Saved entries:

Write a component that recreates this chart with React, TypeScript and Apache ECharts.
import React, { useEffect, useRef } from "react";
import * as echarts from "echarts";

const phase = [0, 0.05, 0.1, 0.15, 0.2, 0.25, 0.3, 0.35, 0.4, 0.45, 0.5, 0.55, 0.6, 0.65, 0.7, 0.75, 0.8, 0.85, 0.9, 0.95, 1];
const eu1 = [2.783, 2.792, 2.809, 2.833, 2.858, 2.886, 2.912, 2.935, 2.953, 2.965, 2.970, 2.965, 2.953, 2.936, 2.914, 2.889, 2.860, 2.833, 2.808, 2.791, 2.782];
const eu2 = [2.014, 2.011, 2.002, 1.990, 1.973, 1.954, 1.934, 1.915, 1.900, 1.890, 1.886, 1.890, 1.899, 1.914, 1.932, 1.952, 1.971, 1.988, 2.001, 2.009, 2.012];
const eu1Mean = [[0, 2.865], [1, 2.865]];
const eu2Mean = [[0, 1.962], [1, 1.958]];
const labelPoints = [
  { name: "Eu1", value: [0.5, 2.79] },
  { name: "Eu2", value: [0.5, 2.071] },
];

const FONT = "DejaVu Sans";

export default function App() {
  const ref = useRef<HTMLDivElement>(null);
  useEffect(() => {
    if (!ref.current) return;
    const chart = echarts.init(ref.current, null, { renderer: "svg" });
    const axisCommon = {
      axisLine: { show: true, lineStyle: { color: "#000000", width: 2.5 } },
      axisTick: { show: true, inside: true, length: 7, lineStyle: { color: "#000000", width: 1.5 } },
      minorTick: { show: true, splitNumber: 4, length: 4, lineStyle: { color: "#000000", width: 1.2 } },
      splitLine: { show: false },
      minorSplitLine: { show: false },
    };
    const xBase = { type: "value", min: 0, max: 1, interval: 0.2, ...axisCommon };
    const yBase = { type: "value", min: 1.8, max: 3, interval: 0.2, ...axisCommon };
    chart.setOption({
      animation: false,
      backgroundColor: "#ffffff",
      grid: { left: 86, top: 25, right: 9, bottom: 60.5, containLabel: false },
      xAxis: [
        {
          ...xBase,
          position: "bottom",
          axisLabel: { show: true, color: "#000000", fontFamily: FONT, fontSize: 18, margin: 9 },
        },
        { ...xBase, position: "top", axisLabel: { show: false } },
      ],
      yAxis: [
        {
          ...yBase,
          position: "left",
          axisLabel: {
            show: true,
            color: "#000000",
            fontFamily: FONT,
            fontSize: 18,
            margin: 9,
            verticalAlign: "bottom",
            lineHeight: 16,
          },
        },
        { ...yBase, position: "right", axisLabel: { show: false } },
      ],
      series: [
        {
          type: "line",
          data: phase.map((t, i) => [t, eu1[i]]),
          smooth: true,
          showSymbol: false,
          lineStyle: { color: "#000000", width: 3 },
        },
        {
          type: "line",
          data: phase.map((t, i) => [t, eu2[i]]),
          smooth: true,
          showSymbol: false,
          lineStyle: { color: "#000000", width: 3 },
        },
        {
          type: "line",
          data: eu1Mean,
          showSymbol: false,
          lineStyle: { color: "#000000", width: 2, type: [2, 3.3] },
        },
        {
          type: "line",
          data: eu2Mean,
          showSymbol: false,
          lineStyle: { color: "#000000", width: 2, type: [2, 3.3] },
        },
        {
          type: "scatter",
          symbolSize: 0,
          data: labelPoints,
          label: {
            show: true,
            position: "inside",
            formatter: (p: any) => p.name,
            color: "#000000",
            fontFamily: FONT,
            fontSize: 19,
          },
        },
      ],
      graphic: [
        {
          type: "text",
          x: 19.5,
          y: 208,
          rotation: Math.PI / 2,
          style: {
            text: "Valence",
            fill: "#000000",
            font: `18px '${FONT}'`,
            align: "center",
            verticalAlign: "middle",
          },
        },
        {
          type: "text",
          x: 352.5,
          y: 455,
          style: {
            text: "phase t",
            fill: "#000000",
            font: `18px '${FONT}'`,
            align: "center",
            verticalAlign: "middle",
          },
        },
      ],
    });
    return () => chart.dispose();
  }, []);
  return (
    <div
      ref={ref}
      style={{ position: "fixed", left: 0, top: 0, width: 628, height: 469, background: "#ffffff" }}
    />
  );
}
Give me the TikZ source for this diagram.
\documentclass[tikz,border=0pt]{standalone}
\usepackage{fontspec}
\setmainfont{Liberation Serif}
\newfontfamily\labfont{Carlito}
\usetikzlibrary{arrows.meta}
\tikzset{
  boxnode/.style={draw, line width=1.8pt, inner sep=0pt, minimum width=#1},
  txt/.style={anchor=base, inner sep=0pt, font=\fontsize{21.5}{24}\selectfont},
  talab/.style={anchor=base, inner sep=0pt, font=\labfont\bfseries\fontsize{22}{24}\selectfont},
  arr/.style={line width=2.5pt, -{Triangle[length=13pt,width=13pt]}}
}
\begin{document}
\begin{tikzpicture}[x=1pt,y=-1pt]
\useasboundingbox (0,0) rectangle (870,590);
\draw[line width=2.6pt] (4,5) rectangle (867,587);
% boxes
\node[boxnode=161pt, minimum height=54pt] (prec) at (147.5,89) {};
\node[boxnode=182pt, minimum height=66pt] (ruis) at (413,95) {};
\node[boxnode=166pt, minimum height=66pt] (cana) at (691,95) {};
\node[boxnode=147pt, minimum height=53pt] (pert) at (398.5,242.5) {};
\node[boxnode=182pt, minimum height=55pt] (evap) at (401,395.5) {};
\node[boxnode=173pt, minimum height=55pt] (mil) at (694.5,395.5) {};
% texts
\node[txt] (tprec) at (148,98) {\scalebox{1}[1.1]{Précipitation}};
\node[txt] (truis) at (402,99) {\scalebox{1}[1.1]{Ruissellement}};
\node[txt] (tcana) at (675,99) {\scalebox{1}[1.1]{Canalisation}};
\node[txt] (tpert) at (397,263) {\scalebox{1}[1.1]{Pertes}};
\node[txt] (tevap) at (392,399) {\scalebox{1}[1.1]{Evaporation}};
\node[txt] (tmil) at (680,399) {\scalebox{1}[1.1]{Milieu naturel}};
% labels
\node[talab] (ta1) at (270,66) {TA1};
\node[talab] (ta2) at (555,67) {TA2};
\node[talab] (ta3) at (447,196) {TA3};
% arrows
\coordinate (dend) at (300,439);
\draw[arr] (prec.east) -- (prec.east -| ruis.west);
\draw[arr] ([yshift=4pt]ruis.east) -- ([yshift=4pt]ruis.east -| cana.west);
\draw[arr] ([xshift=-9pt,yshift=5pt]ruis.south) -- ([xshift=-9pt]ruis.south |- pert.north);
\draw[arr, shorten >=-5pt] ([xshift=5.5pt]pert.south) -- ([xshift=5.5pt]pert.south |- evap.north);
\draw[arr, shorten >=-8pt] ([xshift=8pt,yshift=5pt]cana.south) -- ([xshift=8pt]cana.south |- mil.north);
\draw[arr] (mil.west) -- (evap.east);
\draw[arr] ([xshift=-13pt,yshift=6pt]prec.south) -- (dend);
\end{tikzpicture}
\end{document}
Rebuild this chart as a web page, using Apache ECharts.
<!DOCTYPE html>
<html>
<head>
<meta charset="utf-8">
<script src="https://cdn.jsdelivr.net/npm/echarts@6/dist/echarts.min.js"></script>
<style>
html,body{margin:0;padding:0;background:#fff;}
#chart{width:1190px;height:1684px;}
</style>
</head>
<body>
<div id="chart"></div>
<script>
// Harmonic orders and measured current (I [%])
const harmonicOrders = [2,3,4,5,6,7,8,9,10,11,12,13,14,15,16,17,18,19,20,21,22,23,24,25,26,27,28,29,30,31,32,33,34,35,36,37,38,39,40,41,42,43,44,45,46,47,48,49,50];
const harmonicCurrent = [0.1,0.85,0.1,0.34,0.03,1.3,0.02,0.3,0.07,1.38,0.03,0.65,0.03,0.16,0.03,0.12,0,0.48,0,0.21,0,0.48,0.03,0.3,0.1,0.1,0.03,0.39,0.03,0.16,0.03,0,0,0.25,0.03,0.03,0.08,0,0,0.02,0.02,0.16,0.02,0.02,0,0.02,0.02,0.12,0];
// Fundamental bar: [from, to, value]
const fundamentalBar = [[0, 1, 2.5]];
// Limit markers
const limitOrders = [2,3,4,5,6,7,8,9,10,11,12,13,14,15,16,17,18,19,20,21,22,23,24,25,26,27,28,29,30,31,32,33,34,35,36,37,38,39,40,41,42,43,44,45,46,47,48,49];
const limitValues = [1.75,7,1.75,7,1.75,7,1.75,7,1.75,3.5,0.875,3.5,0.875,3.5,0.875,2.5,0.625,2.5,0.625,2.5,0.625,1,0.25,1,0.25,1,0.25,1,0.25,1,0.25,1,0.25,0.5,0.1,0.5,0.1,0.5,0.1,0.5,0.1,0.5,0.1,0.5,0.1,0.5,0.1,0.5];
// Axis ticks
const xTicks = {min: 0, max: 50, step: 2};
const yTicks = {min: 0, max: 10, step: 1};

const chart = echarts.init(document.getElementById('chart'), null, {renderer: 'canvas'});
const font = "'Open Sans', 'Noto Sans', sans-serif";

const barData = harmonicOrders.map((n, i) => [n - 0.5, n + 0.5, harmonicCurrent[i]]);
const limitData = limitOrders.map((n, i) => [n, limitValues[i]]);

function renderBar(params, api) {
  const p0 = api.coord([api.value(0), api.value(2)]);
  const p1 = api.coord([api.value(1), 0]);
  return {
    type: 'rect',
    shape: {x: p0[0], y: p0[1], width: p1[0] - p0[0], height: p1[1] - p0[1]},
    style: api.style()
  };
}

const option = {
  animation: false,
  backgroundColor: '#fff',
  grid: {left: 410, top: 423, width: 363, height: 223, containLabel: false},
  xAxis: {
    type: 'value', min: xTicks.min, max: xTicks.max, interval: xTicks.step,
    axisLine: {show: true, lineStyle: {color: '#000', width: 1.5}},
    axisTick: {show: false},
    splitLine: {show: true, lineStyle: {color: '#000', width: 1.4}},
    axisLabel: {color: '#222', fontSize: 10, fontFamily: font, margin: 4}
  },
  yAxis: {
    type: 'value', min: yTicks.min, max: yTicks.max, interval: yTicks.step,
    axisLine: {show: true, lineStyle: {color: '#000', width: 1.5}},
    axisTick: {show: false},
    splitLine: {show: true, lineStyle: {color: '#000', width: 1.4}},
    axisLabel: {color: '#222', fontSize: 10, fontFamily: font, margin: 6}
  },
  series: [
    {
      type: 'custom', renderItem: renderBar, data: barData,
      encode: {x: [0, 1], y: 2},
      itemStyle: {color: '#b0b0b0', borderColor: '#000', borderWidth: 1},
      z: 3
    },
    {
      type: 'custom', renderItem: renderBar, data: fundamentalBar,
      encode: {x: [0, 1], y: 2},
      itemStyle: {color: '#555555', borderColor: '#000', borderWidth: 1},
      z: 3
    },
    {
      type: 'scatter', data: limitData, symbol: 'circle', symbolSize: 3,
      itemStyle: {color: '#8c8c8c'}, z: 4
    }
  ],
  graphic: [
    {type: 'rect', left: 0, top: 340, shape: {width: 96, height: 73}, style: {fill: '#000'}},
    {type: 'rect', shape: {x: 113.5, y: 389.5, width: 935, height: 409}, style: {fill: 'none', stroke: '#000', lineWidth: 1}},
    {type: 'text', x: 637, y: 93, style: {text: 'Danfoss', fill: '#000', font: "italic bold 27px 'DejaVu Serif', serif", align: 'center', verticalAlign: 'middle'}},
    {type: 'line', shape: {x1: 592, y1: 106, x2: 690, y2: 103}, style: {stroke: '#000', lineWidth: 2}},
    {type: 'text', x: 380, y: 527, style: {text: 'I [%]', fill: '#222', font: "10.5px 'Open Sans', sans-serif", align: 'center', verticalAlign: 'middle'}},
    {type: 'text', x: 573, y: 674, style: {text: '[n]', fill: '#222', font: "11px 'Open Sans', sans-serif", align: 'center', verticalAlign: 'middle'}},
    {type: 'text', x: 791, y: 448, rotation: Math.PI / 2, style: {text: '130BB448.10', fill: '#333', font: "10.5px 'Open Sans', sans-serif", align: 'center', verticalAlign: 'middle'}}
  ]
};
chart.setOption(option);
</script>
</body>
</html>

OBJECTIVE:
Copy, please, every line from the start of the entries down to the line that holds "import * as", with both of those lines included and no others.

SOLUTION FOR THIS TASK:
Write a component that recreates this chart with React, TypeScript and Apache ECharts.
import React, { useEffect, useRef } from "react";
import * as echarts from "echarts";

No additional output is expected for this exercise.